_INSTRUCTIONS TO FOLLOW_. Go through the listing and set it down exactly, leaving out its pictures.
___
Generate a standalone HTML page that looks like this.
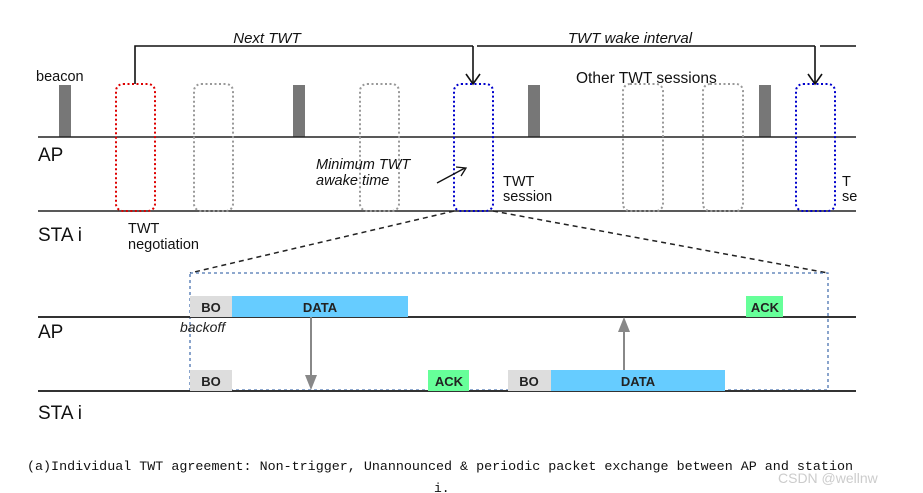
<!DOCTYPE html>
<html><head><style>body{margin:0;background:#fff}svg{display:block}</style></head><body>
<svg width="923" height="493" xmlns="http://www.w3.org/2000/svg" font-family="Liberation Sans, sans-serif">
<!-- brackets -->
<g stroke="#111" stroke-width="1.6" fill="none">
<path d="M135,84 V46 H473"/>
<path d="M473,46 V83"/>
<path d="M466,74 L473,84 L480,74"/>
<path d="M477,46 H815"/>
<path d="M815,46 V83"/>
<path d="M808,74 L815,84 L822,74"/>
<path d="M820,46 H856"/>
</g>
<text x="267" y="43" font-size="15" font-style="italic" text-anchor="middle" fill="#111">Next TWT</text>
<text x="630" y="43" font-size="15" font-style="italic" text-anchor="middle" fill="#111">TWT wake interval</text>
<text x="36" y="81" font-size="14.5" fill="#111">beacon</text>
<text x="576" y="83" font-size="15.5" fill="#111">Other TWT sessions</text>
<!-- beacons -->
<g fill="#777"><rect x="59" y="85" width="12" height="52"/><rect x="293" y="85" width="12" height="52"/><rect x="528" y="85" width="12" height="52"/><rect x="759" y="85" width="12" height="52"/></g>
<!-- lines -->
<g stroke="#222" stroke-width="1.6"><line x1="38" y1="137" x2="856" y2="137"/><line x1="38" y1="211" x2="856" y2="211"/></g>
<!-- dashed boxes -->
<g fill="none" stroke-width="2" stroke-dasharray="2,2.5">
<rect x="116" y="84" width="39" height="127" rx="7" stroke="#d00"/>
<rect x="194" y="84" width="39" height="127" rx="7" stroke="#999"/>
<rect x="360" y="84" width="39" height="127" rx="7" stroke="#999"/>
<rect x="623" y="84" width="40" height="127" rx="7" stroke="#999"/>
<rect x="703" y="84" width="40" height="127" rx="7" stroke="#999"/>
<rect x="454" y="84" width="39" height="127" rx="7" stroke="#00c"/>
<rect x="796" y="84" width="39" height="127" rx="7" stroke="#00c"/>
</g>
<text x="38" y="161" font-size="19" fill="#111">AP</text>
<text x="38" y="241" font-size="19" fill="#111">STA i</text>
<text x="128" y="233" font-size="14.5" fill="#111">TWT</text>
<text x="128" y="249" font-size="14.5" fill="#111">negotiation</text>
<text x="316" y="169" font-size="14.5" font-style="italic" fill="#111">Minimum TWT</text>
<text x="316" y="185" font-size="14.5" font-style="italic" fill="#111">awake time</text>
<line x1="437" y1="183" x2="465" y2="168" stroke="#111" stroke-width="1.3"/>
<path d="M456,167 L466,168 L461,176" fill="none" stroke="#111" stroke-width="1.3"/>
<text x="503" y="186" font-size="14.5" fill="#111">TWT</text>
<text x="503" y="201" font-size="14.5" fill="#111">session</text>
<text x="842" y="186" font-size="14.5" fill="#111">T</text>
<text x="842" y="201" font-size="14.5" fill="#111">se</text>
<!-- zoom lines -->
<g stroke="#222" stroke-width="1.5" stroke-dasharray="5,4"><line x1="454" y1="211" x2="190" y2="273"/><line x1="493" y1="211" x2="828" y2="273"/></g>
<rect x="190" y="273" width="638" height="117" fill="none" stroke="#4a73b0" stroke-width="1.3" stroke-dasharray="3,3"/>
<!-- bottom -->
<g stroke="#333" stroke-width="2"><line x1="38" y1="317" x2="856" y2="317"/><line x1="38" y1="391" x2="856" y2="391"/></g>
<g font-size="13" font-weight="bold" fill="#222" text-anchor="middle">
<rect x="190" y="296" width="42" height="21" fill="#ddd"/><text x="211" y="312">BO</text>
<rect x="232" y="296" width="176" height="21" fill="#66ccff"/><text x="320" y="312">DATA</text>
<rect x="746" y="296" width="37" height="21" fill="#66ff99"/><text x="765" y="312">ACK</text>
<rect x="190" y="370" width="42" height="21" fill="#ddd"/><text x="211" y="386">BO</text>
<rect x="428" y="370" width="41" height="21" fill="#66ff99"/><text x="449" y="386">ACK</text>
<rect x="508" y="370" width="43" height="21" fill="#ddd"/><text x="529" y="386">BO</text>
<rect x="551" y="370" width="174" height="21" fill="#66ccff"/><text x="638" y="386">DATA</text>
</g>
<text x="180" y="332" font-size="14" font-style="italic" fill="#222">backoff</text>
<g stroke="#888" stroke-width="2"><line x1="311" y1="317" x2="311" y2="378"/><line x1="624" y1="370" x2="624" y2="330"/></g>
<path d="M305,375 L317,375 L311,390 Z" fill="#888"/>
<path d="M618,332 L630,332 L624,317 Z" fill="#888"/>
<text x="38" y="338" font-size="19" fill="#111">AP</text>
<text x="38" y="419" font-size="19" fill="#111">STA i</text>
<text x="27" y="470" font-size="13" font-family="Liberation Mono, monospace" fill="#111" textLength="826" lengthAdjust="spacingAndGlyphs">(a)Individual TWT agreement: Non-trigger, Unannounced &amp; periodic packet exchange between AP and station</text>
<text x="434" y="492" font-size="13" font-family="Liberation Mono, monospace" fill="#111">i.</text>
<text x="778" y="483" font-size="14" fill="#ccc">CSDN @wellnw</text>
</svg>
</body></html>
___
_IN RESPONSE_.
Generate a standalone HTML page that looks like this.
<!DOCTYPE html>
<html><head><style>body{margin:0;background:#fff}svg{display:block}</style></head><body>
<svg width="923" height="493" xmlns="http://www.w3.org/2000/svg" font-family="Liberation Sans, sans-serif">
<!-- brackets -->
<g stroke="#111" stroke-width="1.6" fill="none">
<path d="M135,84 V46 H473"/>
<path d="M473,46 V83"/>
<path d="M466,74 L473,84 L480,74"/>
<path d="M477,46 H815"/>
<path d="M815,46 V83"/>
<path d="M808,74 L815,84 L822,74"/>
<path d="M820,46 H856"/>
</g>
<text x="267" y="43" font-size="15" font-style="italic" text-anchor="middle" fill="#111">Next TWT</text>
<text x="630" y="43" font-size="15" font-style="italic" text-anchor="middle" fill="#111">TWT wake interval</text>
<text x="36" y="81" font-size="14.5" fill="#111">beacon</text>
<text x="576" y="83" font-size="15.5" fill="#111">Other TWT sessions</text>
<!-- beacons -->
<g fill="#777"><rect x="59" y="85" width="12" height="52"/><rect x="293" y="85" width="12" height="52"/><rect x="528" y="85" width="12" height="52"/><rect x="759" y="85" width="12" height="52"/></g>
<!-- lines -->
<g stroke="#222" stroke-width="1.6"><line x1="38" y1="137" x2="856" y2="137"/><line x1="38" y1="211" x2="856" y2="211"/></g>
<!-- dashed boxes -->
<g fill="none" stroke-width="2" stroke-dasharray="2,2.5">
<rect x="116" y="84" width="39" height="127" rx="7" stroke="#d00"/>
<rect x="194" y="84" width="39" height="127" rx="7" stroke="#999"/>
<rect x="360" y="84" width="39" height="127" rx="7" stroke="#999"/>
<rect x="623" y="84" width="40" height="127" rx="7" stroke="#999"/>
<rect x="703" y="84" width="40" height="127" rx="7" stroke="#999"/>
<rect x="454" y="84" width="39" height="127" rx="7" stroke="#00c"/>
<rect x="796" y="84" width="39" height="127" rx="7" stroke="#00c"/>
</g>
<text x="38" y="161" font-size="19" fill="#111">AP</text>
<text x="38" y="241" font-size="19" fill="#111">STA i</text>
<text x="128" y="233" font-size="14.5" fill="#111">TWT</text>
<text x="128" y="249" font-size="14.5" fill="#111">negotiation</text>
<text x="316" y="169" font-size="14.5" font-style="italic" fill="#111">Minimum TWT</text>
<text x="316" y="185" font-size="14.5" font-style="italic" fill="#111">awake time</text>
<line x1="437" y1="183" x2="465" y2="168" stroke="#111" stroke-width="1.3"/>
<path d="M456,167 L466,168 L461,176" fill="none" stroke="#111" stroke-width="1.3"/>
<text x="503" y="186" font-size="14.5" fill="#111">TWT</text>
<text x="503" y="201" font-size="14.5" fill="#111">session</text>
<text x="842" y="186" font-size="14.5" fill="#111">T</text>
<text x="842" y="201" font-size="14.5" fill="#111">se</text>
<!-- zoom lines -->
<g stroke="#222" stroke-width="1.5" stroke-dasharray="5,4"><line x1="454" y1="211" x2="190" y2="273"/><line x1="493" y1="211" x2="828" y2="273"/></g>
<rect x="190" y="273" width="638" height="117" fill="none" stroke="#4a73b0" stroke-width="1.3" stroke-dasharray="3,3"/>
<!-- bottom -->
<g stroke="#333" stroke-width="2"><line x1="38" y1="317" x2="856" y2="317"/><line x1="38" y1="391" x2="856" y2="391"/></g>
<g font-size="13" font-weight="bold" fill="#222" text-anchor="middle">
<rect x="190" y="296" width="42" height="21" fill="#ddd"/><text x="211" y="312">BO</text>
<rect x="232" y="296" width="176" height="21" fill="#66ccff"/><text x="320" y="312">DATA</text>
<rect x="746" y="296" width="37" height="21" fill="#66ff99"/><text x="765" y="312">ACK</text>
<rect x="190" y="370" width="42" height="21" fill="#ddd"/><text x="211" y="386">BO</text>
<rect x="428" y="370" width="41" height="21" fill="#66ff99"/><text x="449" y="386">ACK</text>
<rect x="508" y="370" width="43" height="21" fill="#ddd"/><text x="529" y="386">BO</text>
<rect x="551" y="370" width="174" height="21" fill="#66ccff"/><text x="638" y="386">DATA</text>
</g>
<text x="180" y="332" font-size="14" font-style="italic" fill="#222">backoff</text>
<g stroke="#888" stroke-width="2"><line x1="311" y1="317" x2="311" y2="378"/><line x1="624" y1="370" x2="624" y2="330"/></g>
<path d="M305,375 L317,375 L311,390 Z" fill="#888"/>
<path d="M618,332 L630,332 L624,317 Z" fill="#888"/>
<text x="38" y="338" font-size="19" fill="#111">AP</text>
<text x="38" y="419" font-size="19" fill="#111">STA i</text>
<text x="27" y="470" font-size="13" font-family="Liberation Mono, monospace" fill="#111" textLength="826" lengthAdjust="spacingAndGlyphs">(a)Individual TWT agreement: Non-trigger, Unannounced &amp; periodic packet exchange between AP and station</text>
<text x="434" y="492" font-size="13" font-family="Liberation Mono, monospace" fill="#111">i.</text>
<text x="778" y="483" font-size="14" fill="#ccc">CSDN @wellnw</text>
</svg>
</body></html>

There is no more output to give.